Home Those Wily Weeds Defining “Adequate Rainfall” for Herbicide

Defining “Adequate Rainfall” for Herbicide

By Tammy Jones

Herbicide carryover is a potential risk every year, which is why a majority of herbicides labels have recropping recommendations. Those crop rotation restrictions are developed based on the persistence of the herbicide and the sensitivity of various crops to plant-available herbicide residues. While many herbicides rapidly degrade to levels that have no perceived impact on future crops under “normal conditions” there are multiple factors that can extend the timeline.

Two of the most important routes of degradation of herbicides involve soil microbes and hydrolysis, and both processes require soil moisture and warm temperatures. Since soil temperatures have not been excessively cool, the primary concern most years is soil moisture. Not only do the microbes need soil moisture to live, but the herbicide must also be in a soil solution in order to be available for microbial breakdown and hydrolysis. When there is a lack of soil moisture, the microbial activity decreases, and rather than degrading, the herbicide molecules will bind to clay and organic matter in the soil.
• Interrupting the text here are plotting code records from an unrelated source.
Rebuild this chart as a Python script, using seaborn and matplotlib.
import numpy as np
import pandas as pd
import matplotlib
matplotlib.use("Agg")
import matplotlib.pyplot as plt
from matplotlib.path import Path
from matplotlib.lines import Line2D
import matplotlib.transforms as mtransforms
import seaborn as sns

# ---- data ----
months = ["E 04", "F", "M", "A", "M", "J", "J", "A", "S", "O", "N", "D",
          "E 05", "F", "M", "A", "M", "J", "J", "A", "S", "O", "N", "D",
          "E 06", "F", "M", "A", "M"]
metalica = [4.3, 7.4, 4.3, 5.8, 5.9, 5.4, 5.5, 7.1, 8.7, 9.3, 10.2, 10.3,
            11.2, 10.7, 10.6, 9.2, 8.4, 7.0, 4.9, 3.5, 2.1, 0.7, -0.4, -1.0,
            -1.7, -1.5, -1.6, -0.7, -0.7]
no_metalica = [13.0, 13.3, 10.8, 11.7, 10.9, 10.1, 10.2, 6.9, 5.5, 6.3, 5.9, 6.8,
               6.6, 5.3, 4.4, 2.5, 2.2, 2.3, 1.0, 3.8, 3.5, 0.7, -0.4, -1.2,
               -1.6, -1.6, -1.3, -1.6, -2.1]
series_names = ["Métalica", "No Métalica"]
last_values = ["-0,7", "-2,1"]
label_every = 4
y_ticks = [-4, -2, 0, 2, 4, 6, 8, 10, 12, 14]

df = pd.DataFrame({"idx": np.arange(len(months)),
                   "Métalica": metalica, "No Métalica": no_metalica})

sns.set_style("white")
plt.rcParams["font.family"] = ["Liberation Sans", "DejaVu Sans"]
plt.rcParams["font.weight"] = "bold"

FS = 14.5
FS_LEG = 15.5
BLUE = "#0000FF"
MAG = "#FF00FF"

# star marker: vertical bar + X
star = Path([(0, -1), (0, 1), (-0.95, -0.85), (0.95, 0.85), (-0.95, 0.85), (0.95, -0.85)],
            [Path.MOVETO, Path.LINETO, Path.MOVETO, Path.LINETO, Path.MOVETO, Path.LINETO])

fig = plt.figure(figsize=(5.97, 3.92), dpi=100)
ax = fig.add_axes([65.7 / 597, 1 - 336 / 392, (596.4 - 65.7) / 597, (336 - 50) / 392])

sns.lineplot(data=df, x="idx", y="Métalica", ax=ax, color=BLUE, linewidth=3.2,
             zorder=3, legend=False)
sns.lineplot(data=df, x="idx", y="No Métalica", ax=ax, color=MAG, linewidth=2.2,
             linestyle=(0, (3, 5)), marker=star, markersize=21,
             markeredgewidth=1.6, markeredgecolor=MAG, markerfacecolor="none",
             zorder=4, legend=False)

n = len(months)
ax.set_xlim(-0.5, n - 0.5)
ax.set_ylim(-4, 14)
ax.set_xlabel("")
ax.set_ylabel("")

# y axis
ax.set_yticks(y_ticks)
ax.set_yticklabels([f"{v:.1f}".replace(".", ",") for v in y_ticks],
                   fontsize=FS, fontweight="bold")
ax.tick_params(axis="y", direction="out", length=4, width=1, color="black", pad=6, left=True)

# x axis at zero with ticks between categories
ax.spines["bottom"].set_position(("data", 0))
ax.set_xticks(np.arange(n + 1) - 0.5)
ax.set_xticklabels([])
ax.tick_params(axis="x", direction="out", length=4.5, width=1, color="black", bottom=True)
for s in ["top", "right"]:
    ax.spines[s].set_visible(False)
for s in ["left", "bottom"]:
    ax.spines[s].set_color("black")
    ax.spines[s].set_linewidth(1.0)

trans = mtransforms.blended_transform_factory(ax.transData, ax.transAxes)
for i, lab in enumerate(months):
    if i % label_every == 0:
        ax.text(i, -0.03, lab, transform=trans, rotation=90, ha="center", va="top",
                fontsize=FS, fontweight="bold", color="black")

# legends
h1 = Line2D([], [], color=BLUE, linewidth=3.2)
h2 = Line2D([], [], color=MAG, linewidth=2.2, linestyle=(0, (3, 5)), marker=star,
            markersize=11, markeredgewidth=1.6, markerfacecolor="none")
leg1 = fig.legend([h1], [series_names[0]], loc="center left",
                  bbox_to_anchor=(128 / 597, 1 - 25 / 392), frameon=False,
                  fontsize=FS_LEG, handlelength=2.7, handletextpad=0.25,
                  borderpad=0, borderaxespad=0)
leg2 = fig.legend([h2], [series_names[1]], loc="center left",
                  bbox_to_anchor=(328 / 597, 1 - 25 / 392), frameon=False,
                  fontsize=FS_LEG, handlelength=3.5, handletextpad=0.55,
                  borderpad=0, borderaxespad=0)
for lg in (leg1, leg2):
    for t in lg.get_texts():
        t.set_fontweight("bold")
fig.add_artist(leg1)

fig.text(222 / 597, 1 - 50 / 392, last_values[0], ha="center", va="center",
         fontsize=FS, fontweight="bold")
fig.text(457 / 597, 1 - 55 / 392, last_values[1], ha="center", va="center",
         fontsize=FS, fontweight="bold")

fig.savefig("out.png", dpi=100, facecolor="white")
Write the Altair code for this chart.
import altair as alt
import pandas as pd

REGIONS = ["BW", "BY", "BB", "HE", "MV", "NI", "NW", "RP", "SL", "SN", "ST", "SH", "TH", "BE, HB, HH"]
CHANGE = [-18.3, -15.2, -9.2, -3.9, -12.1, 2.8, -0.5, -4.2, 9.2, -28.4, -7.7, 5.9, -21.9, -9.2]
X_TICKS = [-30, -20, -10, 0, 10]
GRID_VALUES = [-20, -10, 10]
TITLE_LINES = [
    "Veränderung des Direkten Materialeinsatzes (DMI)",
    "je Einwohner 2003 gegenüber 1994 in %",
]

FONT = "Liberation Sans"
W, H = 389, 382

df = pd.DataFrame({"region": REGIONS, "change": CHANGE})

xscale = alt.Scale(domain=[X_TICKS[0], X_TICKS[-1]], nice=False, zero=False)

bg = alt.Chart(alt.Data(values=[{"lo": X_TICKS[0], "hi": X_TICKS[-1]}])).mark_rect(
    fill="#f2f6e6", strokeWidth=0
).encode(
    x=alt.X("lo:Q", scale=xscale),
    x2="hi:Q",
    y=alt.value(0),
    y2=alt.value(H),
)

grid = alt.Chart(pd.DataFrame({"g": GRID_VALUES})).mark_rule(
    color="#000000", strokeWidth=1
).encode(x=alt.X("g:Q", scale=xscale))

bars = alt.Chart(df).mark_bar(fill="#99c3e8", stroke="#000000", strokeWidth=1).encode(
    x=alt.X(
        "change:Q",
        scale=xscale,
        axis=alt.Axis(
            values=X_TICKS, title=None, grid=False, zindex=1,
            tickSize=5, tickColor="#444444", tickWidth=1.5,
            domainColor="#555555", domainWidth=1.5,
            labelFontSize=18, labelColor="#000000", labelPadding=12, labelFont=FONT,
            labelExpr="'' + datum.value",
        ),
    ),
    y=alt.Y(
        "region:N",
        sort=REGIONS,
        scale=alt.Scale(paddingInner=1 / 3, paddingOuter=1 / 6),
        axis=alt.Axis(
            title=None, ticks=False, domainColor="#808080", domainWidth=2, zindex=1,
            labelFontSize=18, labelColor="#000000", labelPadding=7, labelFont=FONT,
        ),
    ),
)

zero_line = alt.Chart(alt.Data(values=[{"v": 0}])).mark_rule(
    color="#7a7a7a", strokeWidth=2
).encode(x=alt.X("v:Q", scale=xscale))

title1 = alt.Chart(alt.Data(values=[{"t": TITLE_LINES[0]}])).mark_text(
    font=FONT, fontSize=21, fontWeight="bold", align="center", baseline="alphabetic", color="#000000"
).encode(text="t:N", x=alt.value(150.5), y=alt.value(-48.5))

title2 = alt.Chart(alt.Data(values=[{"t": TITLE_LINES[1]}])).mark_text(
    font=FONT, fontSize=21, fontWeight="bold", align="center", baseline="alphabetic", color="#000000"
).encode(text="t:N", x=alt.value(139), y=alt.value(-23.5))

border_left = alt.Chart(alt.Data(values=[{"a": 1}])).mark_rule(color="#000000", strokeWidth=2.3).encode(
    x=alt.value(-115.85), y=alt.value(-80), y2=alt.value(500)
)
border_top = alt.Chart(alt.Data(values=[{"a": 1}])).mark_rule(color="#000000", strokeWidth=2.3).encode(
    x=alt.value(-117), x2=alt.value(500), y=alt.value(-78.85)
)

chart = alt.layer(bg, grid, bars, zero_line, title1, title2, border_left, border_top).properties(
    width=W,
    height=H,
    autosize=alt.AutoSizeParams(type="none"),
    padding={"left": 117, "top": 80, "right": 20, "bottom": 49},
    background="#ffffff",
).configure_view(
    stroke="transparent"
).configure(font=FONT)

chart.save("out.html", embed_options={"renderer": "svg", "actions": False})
Then, when soil moisture levels are replenished, herbicide molecules will re-enter the soil solution and may impact on any sensitive crops growing in the soil.

The dry growing conditions in many areas in 2020 did result in some undesirable crop impacts in 2021. In addition, drought had a huge impact on this year’s crop production and those areas are likely to have some amount of herbicide hangover in 2022. Herbicide labels have recommendations based on measuring rainfall during the growing season, and minimum rainfall requirements do vary for different herbicides. Without delving into individual herbicide labels, risk assessment maps for herbicide carryover are generated. The question then becomes: what is the best measure of adequate rainfall? 
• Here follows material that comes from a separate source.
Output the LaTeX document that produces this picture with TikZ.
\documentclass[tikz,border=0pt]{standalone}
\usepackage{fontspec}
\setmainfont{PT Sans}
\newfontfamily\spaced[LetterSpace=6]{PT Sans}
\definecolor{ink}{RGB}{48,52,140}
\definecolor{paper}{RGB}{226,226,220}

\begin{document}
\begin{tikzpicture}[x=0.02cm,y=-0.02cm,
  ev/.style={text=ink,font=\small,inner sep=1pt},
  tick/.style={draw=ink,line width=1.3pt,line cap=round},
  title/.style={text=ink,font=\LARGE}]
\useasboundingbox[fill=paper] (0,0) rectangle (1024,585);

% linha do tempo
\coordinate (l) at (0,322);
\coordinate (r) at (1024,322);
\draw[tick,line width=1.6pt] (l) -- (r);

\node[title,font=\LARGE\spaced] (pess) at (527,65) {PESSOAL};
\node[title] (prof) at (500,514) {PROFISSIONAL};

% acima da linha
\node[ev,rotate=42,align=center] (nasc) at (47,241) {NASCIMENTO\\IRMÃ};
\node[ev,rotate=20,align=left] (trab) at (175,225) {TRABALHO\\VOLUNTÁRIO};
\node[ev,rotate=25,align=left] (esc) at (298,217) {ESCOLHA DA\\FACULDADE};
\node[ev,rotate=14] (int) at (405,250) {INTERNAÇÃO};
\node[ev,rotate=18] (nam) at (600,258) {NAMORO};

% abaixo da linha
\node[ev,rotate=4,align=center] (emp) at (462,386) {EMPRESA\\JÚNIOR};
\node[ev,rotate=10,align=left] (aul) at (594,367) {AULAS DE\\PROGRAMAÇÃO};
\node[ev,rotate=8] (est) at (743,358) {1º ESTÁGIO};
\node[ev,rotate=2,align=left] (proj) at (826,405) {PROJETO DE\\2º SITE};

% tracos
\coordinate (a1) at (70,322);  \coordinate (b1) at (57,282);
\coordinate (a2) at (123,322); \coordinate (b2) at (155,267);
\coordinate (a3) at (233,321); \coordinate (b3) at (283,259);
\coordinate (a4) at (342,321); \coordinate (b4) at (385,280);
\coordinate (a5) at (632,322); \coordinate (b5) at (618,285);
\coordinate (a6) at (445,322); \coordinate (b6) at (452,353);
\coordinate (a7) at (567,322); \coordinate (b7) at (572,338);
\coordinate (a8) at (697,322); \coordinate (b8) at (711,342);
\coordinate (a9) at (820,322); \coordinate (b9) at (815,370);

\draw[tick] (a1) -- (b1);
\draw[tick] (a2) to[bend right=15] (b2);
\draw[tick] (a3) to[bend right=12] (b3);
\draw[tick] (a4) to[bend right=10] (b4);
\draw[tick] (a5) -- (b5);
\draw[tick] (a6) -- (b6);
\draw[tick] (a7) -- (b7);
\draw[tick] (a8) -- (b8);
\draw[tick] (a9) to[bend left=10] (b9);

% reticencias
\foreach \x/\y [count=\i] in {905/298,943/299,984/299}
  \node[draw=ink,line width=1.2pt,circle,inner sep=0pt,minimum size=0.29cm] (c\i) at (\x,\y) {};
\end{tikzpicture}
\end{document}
1. Total Accumulation: The risk of detectable herbicide carryover increases as precipitation levels decrease. Extreme risk is typically when there is less than 75 mm of precipitation between early June and late August while normal risk is typically when precipitation levels exceed 150 mm of rain. Looking at individual herbicide labels, the minimum rainfall amounts do not correspond with these maps and growers need to be aware of that. The primary flaw of looking at total accumulation over the summer is that 150 millimetres, or six inches, of rain in a short time will not have the same impact on herbicide degradation as it would if the precipitation was in spaced out and in smaller amounts to sustain microbial populations and maintain good soil moisture in the top layer of the soil where the herbicide is primarily found.
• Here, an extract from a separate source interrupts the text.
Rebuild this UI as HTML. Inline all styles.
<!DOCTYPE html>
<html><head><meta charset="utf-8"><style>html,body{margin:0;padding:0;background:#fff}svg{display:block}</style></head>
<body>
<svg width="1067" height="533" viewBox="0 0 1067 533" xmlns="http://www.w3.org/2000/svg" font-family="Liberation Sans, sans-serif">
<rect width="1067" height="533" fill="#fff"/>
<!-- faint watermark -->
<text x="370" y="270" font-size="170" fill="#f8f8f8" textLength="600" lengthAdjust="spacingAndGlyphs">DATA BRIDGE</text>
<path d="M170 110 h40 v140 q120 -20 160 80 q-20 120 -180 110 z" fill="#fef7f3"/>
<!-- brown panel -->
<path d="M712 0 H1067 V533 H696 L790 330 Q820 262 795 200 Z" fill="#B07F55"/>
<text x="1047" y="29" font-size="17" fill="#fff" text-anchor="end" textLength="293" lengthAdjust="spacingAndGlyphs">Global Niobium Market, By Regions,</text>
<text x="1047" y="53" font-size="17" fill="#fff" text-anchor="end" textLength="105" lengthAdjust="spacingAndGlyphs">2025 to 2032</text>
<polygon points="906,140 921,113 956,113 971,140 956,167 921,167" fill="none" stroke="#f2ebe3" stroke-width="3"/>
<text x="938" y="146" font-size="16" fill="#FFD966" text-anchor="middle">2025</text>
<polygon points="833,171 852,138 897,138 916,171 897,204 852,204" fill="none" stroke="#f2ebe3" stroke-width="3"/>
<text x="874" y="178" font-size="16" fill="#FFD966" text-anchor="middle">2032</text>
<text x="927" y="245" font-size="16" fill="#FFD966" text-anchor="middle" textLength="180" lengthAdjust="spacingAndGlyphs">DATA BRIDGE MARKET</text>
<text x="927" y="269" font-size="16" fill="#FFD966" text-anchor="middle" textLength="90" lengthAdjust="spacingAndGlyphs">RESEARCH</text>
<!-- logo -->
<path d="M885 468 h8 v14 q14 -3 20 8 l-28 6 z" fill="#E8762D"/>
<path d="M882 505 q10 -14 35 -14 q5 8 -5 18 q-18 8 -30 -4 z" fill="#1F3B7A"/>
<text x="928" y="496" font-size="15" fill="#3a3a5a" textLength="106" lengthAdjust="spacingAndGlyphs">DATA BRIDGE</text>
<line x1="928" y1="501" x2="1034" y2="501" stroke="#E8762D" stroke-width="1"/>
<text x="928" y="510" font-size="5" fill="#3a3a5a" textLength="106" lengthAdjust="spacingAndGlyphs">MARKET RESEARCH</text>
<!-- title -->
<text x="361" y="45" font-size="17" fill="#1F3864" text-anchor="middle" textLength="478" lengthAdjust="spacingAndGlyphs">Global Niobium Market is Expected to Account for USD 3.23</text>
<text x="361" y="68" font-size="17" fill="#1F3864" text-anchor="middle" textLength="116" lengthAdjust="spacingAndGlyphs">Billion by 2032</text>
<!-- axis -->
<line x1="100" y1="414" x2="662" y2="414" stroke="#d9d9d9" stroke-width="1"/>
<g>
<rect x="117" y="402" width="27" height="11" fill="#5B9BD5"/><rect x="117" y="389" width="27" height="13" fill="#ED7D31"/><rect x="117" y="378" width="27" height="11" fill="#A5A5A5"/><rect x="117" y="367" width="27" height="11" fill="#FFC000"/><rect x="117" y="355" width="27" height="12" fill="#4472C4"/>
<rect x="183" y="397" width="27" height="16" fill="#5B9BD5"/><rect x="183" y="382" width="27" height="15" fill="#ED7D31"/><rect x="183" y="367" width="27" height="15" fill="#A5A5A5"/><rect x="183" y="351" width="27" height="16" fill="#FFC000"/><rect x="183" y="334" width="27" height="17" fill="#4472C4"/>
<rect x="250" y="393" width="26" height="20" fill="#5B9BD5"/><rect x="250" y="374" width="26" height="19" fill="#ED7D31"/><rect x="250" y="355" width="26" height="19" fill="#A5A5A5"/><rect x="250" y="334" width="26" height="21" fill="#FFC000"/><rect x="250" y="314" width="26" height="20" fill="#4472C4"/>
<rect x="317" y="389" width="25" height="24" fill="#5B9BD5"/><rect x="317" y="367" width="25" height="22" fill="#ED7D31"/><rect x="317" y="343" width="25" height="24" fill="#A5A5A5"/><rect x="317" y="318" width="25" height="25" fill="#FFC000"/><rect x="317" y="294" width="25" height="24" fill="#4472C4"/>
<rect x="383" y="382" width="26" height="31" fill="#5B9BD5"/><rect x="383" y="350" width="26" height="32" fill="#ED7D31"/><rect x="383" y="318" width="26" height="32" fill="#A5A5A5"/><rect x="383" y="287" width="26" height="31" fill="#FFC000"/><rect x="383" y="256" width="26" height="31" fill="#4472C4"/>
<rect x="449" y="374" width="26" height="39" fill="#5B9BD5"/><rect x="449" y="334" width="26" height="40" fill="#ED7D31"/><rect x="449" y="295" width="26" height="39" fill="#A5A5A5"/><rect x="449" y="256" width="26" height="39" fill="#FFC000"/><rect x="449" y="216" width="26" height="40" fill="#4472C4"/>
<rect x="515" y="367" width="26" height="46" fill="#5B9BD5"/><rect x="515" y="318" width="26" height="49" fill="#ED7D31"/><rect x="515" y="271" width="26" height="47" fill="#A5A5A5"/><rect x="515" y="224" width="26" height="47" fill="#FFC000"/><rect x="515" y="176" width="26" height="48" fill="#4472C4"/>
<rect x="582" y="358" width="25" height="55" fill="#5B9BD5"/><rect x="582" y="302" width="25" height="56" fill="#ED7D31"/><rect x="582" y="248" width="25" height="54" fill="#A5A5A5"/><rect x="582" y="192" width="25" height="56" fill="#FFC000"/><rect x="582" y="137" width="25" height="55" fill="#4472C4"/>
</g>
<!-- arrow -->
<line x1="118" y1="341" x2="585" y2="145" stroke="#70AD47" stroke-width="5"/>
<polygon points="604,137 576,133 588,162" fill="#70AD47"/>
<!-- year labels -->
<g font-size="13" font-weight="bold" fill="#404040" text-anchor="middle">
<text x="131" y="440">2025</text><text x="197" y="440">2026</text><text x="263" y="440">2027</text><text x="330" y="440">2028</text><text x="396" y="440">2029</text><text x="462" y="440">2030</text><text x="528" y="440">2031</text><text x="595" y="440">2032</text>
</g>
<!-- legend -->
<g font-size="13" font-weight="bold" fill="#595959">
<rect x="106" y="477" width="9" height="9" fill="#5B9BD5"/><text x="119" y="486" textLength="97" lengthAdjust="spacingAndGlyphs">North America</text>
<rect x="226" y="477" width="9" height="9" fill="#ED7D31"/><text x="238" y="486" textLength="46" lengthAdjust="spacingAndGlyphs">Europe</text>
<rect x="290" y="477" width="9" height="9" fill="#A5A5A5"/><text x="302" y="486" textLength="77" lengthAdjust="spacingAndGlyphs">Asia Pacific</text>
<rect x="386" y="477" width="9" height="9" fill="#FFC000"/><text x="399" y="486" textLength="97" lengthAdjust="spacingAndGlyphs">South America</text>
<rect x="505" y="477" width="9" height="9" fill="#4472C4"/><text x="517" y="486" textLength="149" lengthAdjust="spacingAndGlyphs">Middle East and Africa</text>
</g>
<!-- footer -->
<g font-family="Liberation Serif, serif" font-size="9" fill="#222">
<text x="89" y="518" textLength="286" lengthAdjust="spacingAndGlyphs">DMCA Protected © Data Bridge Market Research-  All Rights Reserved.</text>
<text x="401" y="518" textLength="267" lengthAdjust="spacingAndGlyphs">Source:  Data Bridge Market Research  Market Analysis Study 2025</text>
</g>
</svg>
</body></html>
2. First 60 days: Certain herbicides will adsorb strongly to soil if there are dry conditions following application. If the molecules are bound to the soil, they will not break down and the carryover risk increases. Not all herbicides bind strongly to the soil, so this assessment does not reflect all risks.

3. Monthly Accumulation: One risk assessment notice circulated in the fall of 2021 cited a requirement of receiving a minimum of 15 millimetres of rain in June, July or August regardless of total accumulated rainfall, in the brown soil zone, to ensure adequate herbicide breakdown. The minimum amount of rainfall does make sense for mitigating the risk of microbial populations decline and the soil profile being overly dry. 

4. Soil Moisture Deficits: Precipitation is an easier measure than soil moisture, but when there are successive dry years, the concern is that the soil never fully replenishes to successfully degrade herbicide residues. There may be value in overlaying soil maps with precipitation and evapotranspiration (moisture loss) maps to more fully reflect where soil moisture deficits exist and risks are greatest. Soil moisture and temperature are the main drivers for herbicide breakdown, but other soil characteristics like soil pH and soil texture will influence the decomposition process and so field maps in the future could become quite complex. While this deep dive would be interesting, basic maps that highlight the highest level of risk are easiest to generate and most likely to minimize crop impact.

There is always the question about whether an open fall will aid in herbicide degradation. Microbial activity decreases as temperatures cool. Temperatures between 20°C and 30°C are optimum for decomposition and below 10°C herbicide degradation slows to negligible levels. When making cropping decisions after a dry season, using conservative estimates on herbicide degradation will minimize undesirable crop impacts.

After a year with less than normal summer rainfall, the risk maps generated help the agriculture community identify the areas of greatest risk of herbicide carryover, not specific to any herbicide or any field. With new herbicide groups and mixtures of active ingredients, it’s important to check the updated labels to ensure decisions are being made with the most current information. In addition, chemical companies provide guidance under unusually dry situations to ensure that risks are minimized through addition guidelines. These are a launch point for assessing the risk on an individual’s specific field based on field history and precipitation amounts (and timing to make the best cropping decisions). Cropping options may be limited but selecting a crop with the most potential for success is critical in these challenging years.